8 baby items you don't really need
As a new parent, it's easy to get overwhelmed by the number of baby products available to purchase.
The baby industry is enormous, and it can be hard to know what you really need to buy new. It's no secret that raising kids can be costly, so as a mum of two, with the help of our fans, I have created a list of 8 baby items that may not be essential for new parents and may not provide much value for the money. You can save some space and a small fortune by skipping these items or purchasing them secondhand if you do find them necessary.
Let's face it, sometimes less is more – and better for the planet too!
- Baby shoes/booties - funnily enough, newborns don't need shoes as they don't walk yet. In my experience, booties are also renowned for constantly falling off. Socks or onesies with feet are a much easier solution if you need to keep those little tootsies warm over winter!

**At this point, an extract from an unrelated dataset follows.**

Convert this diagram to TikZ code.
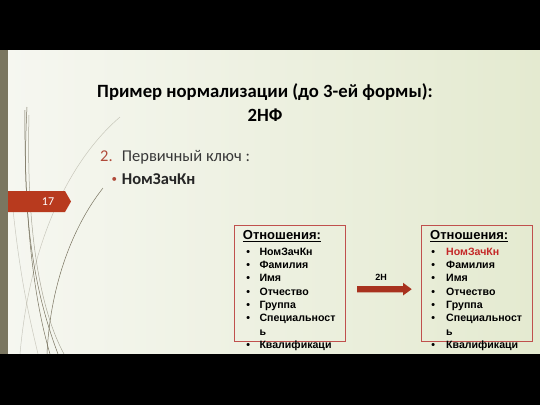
\documentclass[tikz,border=0pt]{standalone}
\usepackage{fontspec}
\setmainfont{Carlito}
\newfontfamily\arialf{Liberation Sans}
\usetikzlibrary{shapes.geometric}
\definecolor{bgl}{RGB}{246,247,241}
\definecolor{bgr}{RGB}{228,234,208}
\definecolor{strip}{RGB}{122,118,96}
\definecolor{badge}{RGB}{184,58,30}
\definecolor{accent}{RGB}{176,74,58}
\definecolor{boxred}{RGB}{192,80,77}
\definecolor{arrowred}{RGB}{168,50,30}
\definecolor{keyred}{RGB}{196,40,40}
\definecolor{deco}{RGB}{120,115,95}
\tikzset{
  titletext/.style={font=\bfseries\fontsize{18.7}{22}\selectfont, text=black},
  bodytext/.style={font=\fontsize{16.5}{20}\selectfont, text=black!78, anchor=base west, inner sep=0},
  relbox/.style={draw=boxred, line width=1pt},
  item/.style={font=\arialf\bfseries\fontsize{10.6}{12}\selectfont, anchor=base west, inner sep=0},
  bul/.style={font=\arialf\bfseries\fontsize{10.6}{12}\selectfont, anchor=base, inner sep=0},
  head/.style={font=\arialf\bfseries\fontsize{13}{14}\selectfont, anchor=base west, inner sep=0},
  decoline/.style={draw=deco, line width=0.5pt},
}
\begin{document}
\begin{tikzpicture}[x=1pt,y=-1pt]
\useasboundingbox (0,0) rectangle (540,405);
% background
\shade[left color=bgl, right color=bgr] (0,50) rectangle (540,354);
\fill[strip] (0,50) rectangle (8,354);
% decorative lines
\draw[decoline] (27,107) .. controls (22,200) and (30,280) .. (58,354);
\draw[decoline] (25,110) .. controls (24,220) and (34,300) .. (50,354);
\draw[decoline, draw opacity=0.6] (29,115) .. controls (26,230) and (40,310) .. (64,354);
\draw[decoline] (103,188) .. controls (70,230) and (50,290) .. (47,354);
\draw[decoline, draw opacity=0.35] (120,117) .. controls (70,160) and (30,240) .. (20,354);
\draw[decoline, draw opacity=0.35] (12,200) .. controls (20,280) and (30,320) .. (38,354);
% badge
\fill[badge] (8,191) -- (65,191) -- (71,201.5) -- (65,212) -- (8,212) -- cycle;
\node[font=\fontsize{12}{14}\selectfont, text=white, inner sep=0] (num) at (48,201.5) {17};
% title
\node[titletext, anchor=base] (title) at (265,97.7) {Пример нормализации (до 3-ей формы):};
\node[titletext, anchor=base] (sub) at (265,121.7) {2НФ};
% list
\node[bodytext, text=accent] (two) at (100,161.7) {2.};
\node[bodytext] (pk) at (121.7,161.7) {Первичный ключ :};
\node[bodytext, font=\fontsize{11}{12}\selectfont, text=accent] (dot) at (111.5,182.5) {•};
\node[bodytext, font=\bfseries\fontsize{16.5}{20}\selectfont, text=black!85] (key) at (121.7,184.5) {НомЗачКн};
% boxes
\draw[relbox] (234.5,225.5) rectangle (345.7,341);
\draw[relbox] (421.7,225.5) rectangle (532.7,341);
% arrow
\fill[arrowred] (357,286) -- (403,286) -- (403,282.7) -- (411.7,289.2) -- (403,295.5) -- (403,292.3) -- (357,292.3) -- cycle;
\node[font=\arialf\bfseries\fontsize{9}{10}\selectfont, inner sep=0, anchor=base] (lbl) at (381,280) {2Н};
% box contents
\foreach \bx/\tx/\hx/\kc [count=\b] in {248.3/259.3/242.7/black, 433.3/446/430/keyred}{
  \node[head] (h\b) at (\hx,239.3) {\underline{Отношения:}};
  \foreach \t [count=\i] in {НомЗачКн,Фамилия,Имя,Отчество,Группа,Специальност}{
    \pgfmathsetmacro{\yy}{255+(\i-1)*13.35}
    \node[bul] (b\b\i) at (\bx,\yy) {•};
  }
  \node[item, text=\kc] (t\b1) at (\tx,255) {НомЗачКн};
  \node[item] (t\b2) at (\tx,268.35) {Фамилия};
  \node[item] (t\b3) at (\tx,281.7) {Имя};
  \node[item] (t\b4) at (\tx,295.05) {Отчество};
  \node[item] (t\b5) at (\tx,308.4) {Группа};
  \node[item] (t\b6) at (\tx,321.75) {Специальност};
  \node[item] (t\b7) at (\tx,335.1) {ь};
  \node[bul] (b\b8) at (\bx,348.45) {•};
  \node[item] (t\b8) at (\tx,348.45) {Квалификаци};
}
% black bands
\fill[black] (0,0) rectangle (540,50);
\fill[black] (0,354) rectangle (540,405);
\end{tikzpicture}
\end{document}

- Changing table – a dedicated changing table can take up a lot of space and be expensive if purchased brand new. Many parents use a changing pad on top of a dresser instead or simply pop it on the floor if you have a wriggler. In saying this, they can 100% save your back, but again, they are only used for a short duration, so it's best to buy secondhand and resell when you are done with it!
- Baby bath – often unnecessary as a newborn can be bathed in a sink, in the shower with a parent, or regular bathtub with proper support. They often don't need to be washed every day, either.
- Bassinet/cot – another big ticket item, and a must-have for some children (including my firstborn), these items are redundant if you choose to co-sleep*, which is becoming increasingly popular.
- Portable white noise – the latest fad in sleeping aids, while it can be helpful, it doesn't work for all children. The latest research also shows they can contribute to infant hearing loss due to decibels and proximity of use.
- Baby bouncer or swing – can be helpful for soothing a fussy baby, they are not essential and may be used for only a short period.
- Nappy bin – a regular bin works just as well (if dealt to swiftly!). This is obviously redundant if you choose to use reusables.
- Swaddles – can make a difference to how well newborns sleep in the first 2-3 months, and they generally settle quicker and sleep for longer at each sleep as it reduces chances of baby startling themselves. Swaddling must end when the baby starts rolling (around four months old) or if you choose to co-sleep*. So don't stock up on too many!
Remember that every parent and baby is different, and what works for one may not work for another. If in doubt, buy secondhand if possible!
*Lastly, having a safe sleep space for your baby is crucial. Please do your research before embarking on co-sleeping.